Diplomaten aus fast 200 Ländern werden sich im Juli 2012 bei den Vereinten Nationen in New York treffen, um über das vorgeschlagene Abkommen über die Kontrolle des Waffenhandels, das so genannte ATT (Arms Trade Treaty), zu verhandeln. Die Herausforderung besteht darin, den Waffenhandel für Militärs, Polizei und andere Personengruppen, bei denen man davon ausgeht, dass sie die Waffen legal und verantwortungsvoll benutzen, weiterhin zu ermöglichen, alle anderen aber davon auszuschließen. Waffenhersteller und Waffennarren einerseits sowie zivilgesellschaftliche Organisationen und Kirchen andererseits versuchen natürlich, die Verhandlungen zu beeinflussen.

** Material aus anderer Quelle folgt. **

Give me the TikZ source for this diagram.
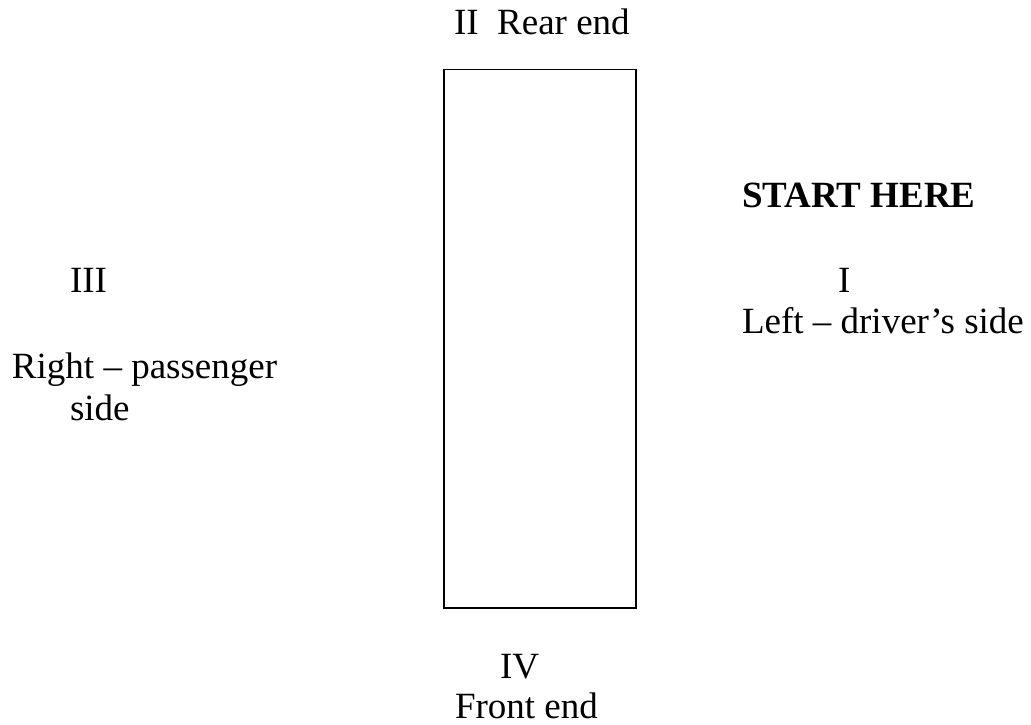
\documentclass[tikz,border=0pt]{standalone}
\usepackage{fontspec}
\setmainfont{Liberation Serif}
\begin{document}
\begin{tikzpicture}[x=1pt,y=-1pt,
  lbl/.style={anchor=base west,inner sep=0pt,outer sep=0pt,font=\fontsize{37}{44}\selectfont},
  boldlbl/.style={lbl,font=\fontsize{37}{44}\selectfont\bfseries},
  carbox/.style={draw=black,line width=1.5pt,anchor=north west,inner sep=0pt,minimum width=192pt,minimum height=538pt}]
\useasboundingbox (0,0) rectangle (1031,725);
\node[carbox] (car) at (443,69) {};
\node[lbl] (rear) at (454,35) {II\hspace{0.5em}Rear end};
\node[boldlbl] (start) at (742,207) {START HERE};
\node[lbl] (one) at (838,292) {I};
\node[lbl] (left) at (742,333) {Left – driver’s side};
\node[lbl] (three) at (70,292) {III};
\node[lbl] (right) at (12,378) {Right – passenger};
\node[lbl] (side) at (70,420) {side};
\node[lbl] (four) at (500,678) {IV};
\node[lbl] (front) at (455,718) {Front end};
\end{tikzpicture}
\end{document}
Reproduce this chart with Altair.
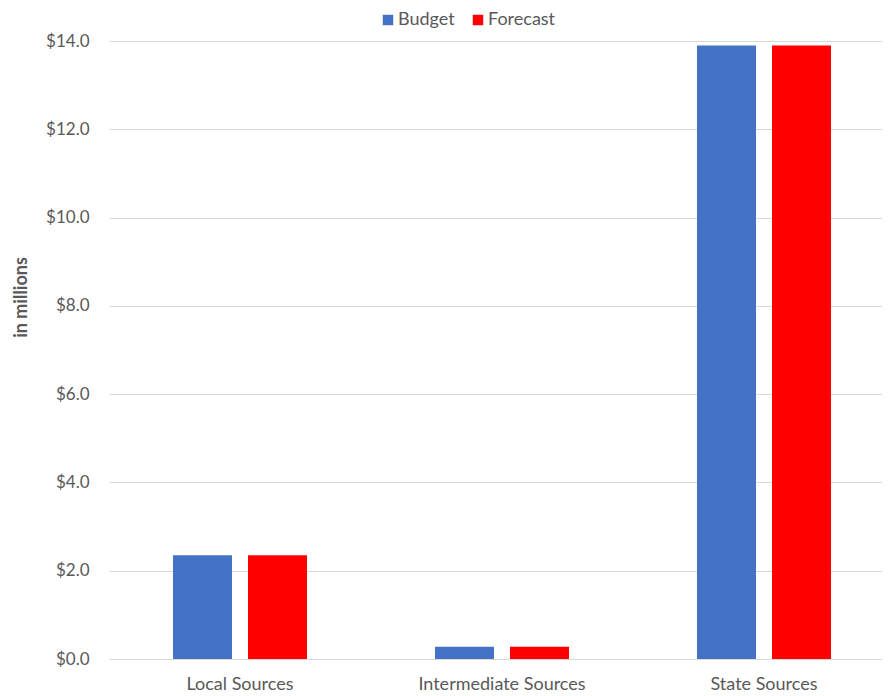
import altair as alt
import pandas as pd

categories = ["Local Sources", "Intermediate Sources", "State Sources"]
series = ["Budget", "Forecast"]
budget = [2.35, 0.28, 13.9]
forecast = [2.35, 0.28, 13.9]
colors = ["#4472C4", "#FF0000"]
y_ticks = [0, 2, 4, 6, 8, 10, 12, 14]

rows = []
for c, b, f in zip(categories, budget, forecast):
    rows.append({"category": c, "series": "Budget", "value": b})
    rows.append({"category": c, "series": "Forecast", "value": f})
df = pd.DataFrame(rows)

FONT = "Lato"
GRAY = "#595959"

chart = alt.Chart(df).mark_bar().encode(
    x=alt.X("category:N", sort=categories, title=None,
            scale=alt.Scale(range=[0, 786], paddingInner=0, paddingOuter=0),
            axis=alt.Axis(labelAngle=0, ticks=False, domainColor="#D9D9D9",
                          labelColor=GRAY, labelFont=FONT, labelFontSize=18,
                          labelPadding=16, grid=False)),
    xOffset=alt.XOffset("series:N", sort=series,
                        scale=alt.Scale(paddingInner=0.213, paddingOuter=0.853)),
    y=alt.Y("value:Q", title="in millions",
            scale=alt.Scale(domain=[0, 14], nice=False),
            axis=alt.Axis(values=y_ticks, format="$.1f", ticks=False, domain=False,
                          gridColor="#D9D9D9", labelColor=GRAY, labelFont=FONT,
                          labelFontSize=17, labelPadding=20,
                          titleColor=GRAY, titleFont=FONT, titleFontSize=18,
                          titleFontWeight="bold", titlePadding=15, titleY=256)),
    color=alt.Color("series:N", sort=series,
                    scale=alt.Scale(domain=series, range=colors),
                    legend=alt.Legend(title=None, orient="none", direction="horizontal",
                                      legendX=270, legendY=-30, symbolType="square",
                                      symbolSize=110, symbolStrokeWidth=0,
                                      labelColor=GRAY, labelFont=FONT, labelFontSize=18,
                                      columnPadding=14, labelOffset=1)),
).properties(
    width=773, height=618,
    autosize="none",
    padding={"left": 101, "top": 33, "right": 0, "bottom": 37},
).configure_view(stroke=None)

chart.save("out.html", embed_options={"renderer": "svg", "actions": False})
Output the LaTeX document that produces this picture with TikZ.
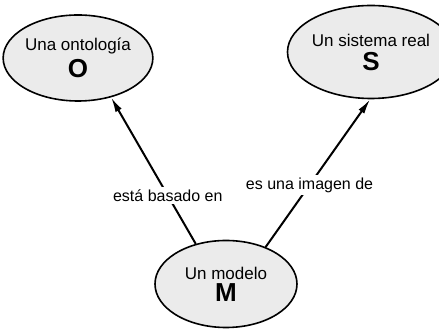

Entscheidend für die Kirchen sind dabei die Auswirkungen des Waffenhandels auf die Menschen. Eine vom Ökumenischen Rat der Kirchen (ÖRK) koordinierte Kampagne setzt sich für einen besseren Schutz derjenigen Menschen und Gemeinschaften, die durch die aktuellen Waffenhandelspraktiken gefährdet sind, durch das neue Abkommen ein. Kirchen aus mehr als 30 Ländern wirken mit. Einige der Teilnehmenden stammen aus Ländern, die vom Waffenhandel profitieren, andere aus Ländern, die unter ihm leiden. Vertreter der Kampagne haben sich bereits mit 20 Regierungen in Afrika, Asien, Europa sowie Nord- und Südamerika zusammengesetzt, um Aktionen für ein starkes und wirkungsvolles Abkommen in die Wege zu leiten.
Verbot unverantwortlicher Waffenverkäufe
Millionen Leben werden jedes Jahr durch Waffengewalt zerrüttet oder zerstört, und „unzureichend kontrollierte Exporte, Importe und Transfers von Waffen tragen ihren Teil dazu bei" stellt eine kürzlich vom ÖRK veröffentliche Strategieerklärung im Rahmen der Kampagne fest.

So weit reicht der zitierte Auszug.